- EXERCISE REQUIREMENTS
Output the material below in its entirety, exactly as given.

- RECORDS FOR THIS TASK
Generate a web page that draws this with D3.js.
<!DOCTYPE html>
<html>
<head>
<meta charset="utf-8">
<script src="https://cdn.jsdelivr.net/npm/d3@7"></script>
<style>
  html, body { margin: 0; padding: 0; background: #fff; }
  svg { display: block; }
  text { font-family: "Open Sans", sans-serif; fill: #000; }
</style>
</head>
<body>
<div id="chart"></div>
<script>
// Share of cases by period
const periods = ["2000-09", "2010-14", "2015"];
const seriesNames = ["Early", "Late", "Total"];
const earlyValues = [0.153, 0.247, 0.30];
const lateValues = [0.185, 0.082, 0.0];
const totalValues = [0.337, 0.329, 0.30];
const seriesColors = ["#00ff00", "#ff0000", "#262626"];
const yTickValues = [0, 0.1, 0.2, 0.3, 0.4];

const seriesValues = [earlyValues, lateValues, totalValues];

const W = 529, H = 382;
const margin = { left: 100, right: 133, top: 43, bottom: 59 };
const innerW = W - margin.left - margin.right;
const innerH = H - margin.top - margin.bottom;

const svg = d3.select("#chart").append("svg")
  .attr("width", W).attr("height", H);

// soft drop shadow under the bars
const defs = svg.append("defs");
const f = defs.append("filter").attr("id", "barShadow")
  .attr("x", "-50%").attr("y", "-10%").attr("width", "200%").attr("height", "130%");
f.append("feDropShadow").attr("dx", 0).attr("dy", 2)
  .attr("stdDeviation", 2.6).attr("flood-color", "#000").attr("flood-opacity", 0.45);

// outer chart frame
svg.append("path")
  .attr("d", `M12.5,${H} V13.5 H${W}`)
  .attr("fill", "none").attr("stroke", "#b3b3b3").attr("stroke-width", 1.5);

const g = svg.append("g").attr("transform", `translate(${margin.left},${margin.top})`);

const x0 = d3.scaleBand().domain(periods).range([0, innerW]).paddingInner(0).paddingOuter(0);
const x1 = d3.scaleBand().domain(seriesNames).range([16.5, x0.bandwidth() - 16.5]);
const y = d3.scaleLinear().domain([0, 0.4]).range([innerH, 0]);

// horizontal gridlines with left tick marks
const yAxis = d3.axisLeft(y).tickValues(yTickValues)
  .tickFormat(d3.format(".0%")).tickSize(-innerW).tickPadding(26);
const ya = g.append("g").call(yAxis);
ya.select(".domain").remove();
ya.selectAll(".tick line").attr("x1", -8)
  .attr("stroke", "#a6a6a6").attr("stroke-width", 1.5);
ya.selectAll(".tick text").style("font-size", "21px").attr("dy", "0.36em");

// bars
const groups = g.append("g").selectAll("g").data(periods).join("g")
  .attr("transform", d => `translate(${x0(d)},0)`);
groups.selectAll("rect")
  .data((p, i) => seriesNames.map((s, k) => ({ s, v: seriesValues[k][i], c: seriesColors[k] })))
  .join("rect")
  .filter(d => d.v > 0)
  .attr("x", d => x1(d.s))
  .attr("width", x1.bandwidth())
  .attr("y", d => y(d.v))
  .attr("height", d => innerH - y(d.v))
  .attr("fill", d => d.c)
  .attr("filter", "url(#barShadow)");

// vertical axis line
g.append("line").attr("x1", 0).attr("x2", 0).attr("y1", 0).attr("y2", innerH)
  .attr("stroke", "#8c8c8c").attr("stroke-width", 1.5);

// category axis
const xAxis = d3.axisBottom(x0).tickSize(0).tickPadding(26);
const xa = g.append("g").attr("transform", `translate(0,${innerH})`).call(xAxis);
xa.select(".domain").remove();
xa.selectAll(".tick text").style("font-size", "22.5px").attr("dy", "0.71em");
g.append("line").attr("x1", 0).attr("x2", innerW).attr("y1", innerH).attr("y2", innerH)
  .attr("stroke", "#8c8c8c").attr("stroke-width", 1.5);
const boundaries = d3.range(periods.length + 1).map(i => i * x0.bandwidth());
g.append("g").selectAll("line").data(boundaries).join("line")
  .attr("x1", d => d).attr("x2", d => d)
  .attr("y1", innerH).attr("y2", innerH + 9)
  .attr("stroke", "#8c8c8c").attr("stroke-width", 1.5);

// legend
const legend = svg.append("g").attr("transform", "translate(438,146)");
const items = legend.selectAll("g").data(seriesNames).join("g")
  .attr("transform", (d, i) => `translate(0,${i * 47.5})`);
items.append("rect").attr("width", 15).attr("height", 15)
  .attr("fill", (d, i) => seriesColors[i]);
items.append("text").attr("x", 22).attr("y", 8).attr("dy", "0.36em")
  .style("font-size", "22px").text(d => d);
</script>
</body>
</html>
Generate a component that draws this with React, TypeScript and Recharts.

- THE OUTPUT
Generate a web page that draws this with D3.js.
<!DOCTYPE html>
<html>
<head>
<meta charset="utf-8">
<script src="https://cdn.jsdelivr.net/npm/d3@7"></script>
<style>
  html, body { margin: 0; padding: 0; background: #fff; }
  svg { display: block; }
  text { font-family: "Open Sans", sans-serif; fill: #000; }
</style>
</head>
<body>
<div id="chart"></div>
<script>
// Share of cases by period
const periods = ["2000-09", "2010-14", "2015"];
const seriesNames = ["Early", "Late", "Total"];
const earlyValues = [0.153, 0.247, 0.30];
const lateValues = [0.185, 0.082, 0.0];
const totalValues = [0.337, 0.329, 0.30];
const seriesColors = ["#00ff00", "#ff0000", "#262626"];
const yTickValues = [0, 0.1, 0.2, 0.3, 0.4];

const seriesValues = [earlyValues, lateValues, totalValues];

const W = 529, H = 382;
const margin = { left: 100, right: 133, top: 43, bottom: 59 };
const innerW = W - margin.left - margin.right;
const innerH = H - margin.top - margin.bottom;

const svg = d3.select("#chart").append("svg")
  .attr("width", W).attr("height", H);

// soft drop shadow under the bars
const defs = svg.append("defs");
const f = defs.append("filter").attr("id", "barShadow")
  .attr("x", "-50%").attr("y", "-10%").attr("width", "200%").attr("height", "130%");
f.append("feDropShadow").attr("dx", 0).attr("dy", 2)
  .attr("stdDeviation", 2.6).attr("flood-color", "#000").attr("flood-opacity", 0.45);

// outer chart frame
svg.append("path")
  .attr("d", `M12.5,${H} V13.5 H${W}`)
  .attr("fill", "none").attr("stroke", "#b3b3b3").attr("stroke-width", 1.5);

const g = svg.append("g").attr("transform", `translate(${margin.left},${margin.top})`);

const x0 = d3.scaleBand().domain(periods).range([0, innerW]).paddingInner(0).paddingOuter(0);
const x1 = d3.scaleBand().domain(seriesNames).range([16.5, x0.bandwidth() - 16.5]);
const y = d3.scaleLinear().domain([0, 0.4]).range([innerH, 0]);

// horizontal gridlines with left tick marks
const yAxis = d3.axisLeft(y).tickValues(yTickValues)
  .tickFormat(d3.format(".0%")).tickSize(-innerW).tickPadding(26);
const ya = g.append("g").call(yAxis);
ya.select(".domain").remove();
ya.selectAll(".tick line").attr("x1", -8)
  .attr("stroke", "#a6a6a6").attr("stroke-width", 1.5);
ya.selectAll(".tick text").style("font-size", "21px").attr("dy", "0.36em");

// bars
const groups = g.append("g").selectAll("g").data(periods).join("g")
  .attr("transform", d => `translate(${x0(d)},0)`);
groups.selectAll("rect")
  .data((p, i) => seriesNames.map((s, k) => ({ s, v: seriesValues[k][i], c: seriesColors[k] })))
  .join("rect")
  .filter(d => d.v > 0)
  .attr("x", d => x1(d.s))
  .attr("width", x1.bandwidth())
  .attr("y", d => y(d.v))
  .attr("height", d => innerH - y(d.v))
  .attr("fill", d => d.c)
  .attr("filter", "url(#barShadow)");

// vertical axis line
g.append("line").attr("x1", 0).attr("x2", 0).attr("y1", 0).attr("y2", innerH)
  .attr("stroke", "#8c8c8c").attr("stroke-width", 1.5);

// category axis
const xAxis = d3.axisBottom(x0).tickSize(0).tickPadding(26);
const xa = g.append("g").attr("transform", `translate(0,${innerH})`).call(xAxis);
xa.select(".domain").remove();
xa.selectAll(".tick text").style("font-size", "22.5px").attr("dy", "0.71em");
g.append("line").attr("x1", 0).attr("x2", innerW).attr("y1", innerH).attr("y2", innerH)
  .attr("stroke", "#8c8c8c").attr("stroke-width", 1.5);
const boundaries = d3.range(periods.length + 1).map(i => i * x0.bandwidth());
g.append("g").selectAll("line").data(boundaries).join("line")
  .attr("x1", d => d).attr("x2", d => d)
  .attr("y1", innerH).attr("y2", innerH + 9)
  .attr("stroke", "#8c8c8c").attr("stroke-width", 1.5);

// legend
const legend = svg.append("g").attr("transform", "translate(438,146)");
const items = legend.selectAll("g").data(seriesNames).join("g")
  .attr("transform", (d, i) => `translate(0,${i * 47.5})`);
items.append("rect").attr("width", 15).attr("height", 15)
  .attr("fill", (d, i) => seriesColors[i]);
items.append("text").attr("x", 22).attr("y", 8).attr("dy", "0.36em")
  .style("font-size", "22px").text(d => d);
</script>
</body>
</html>
Generate a component that draws this with React, TypeScript and Recharts.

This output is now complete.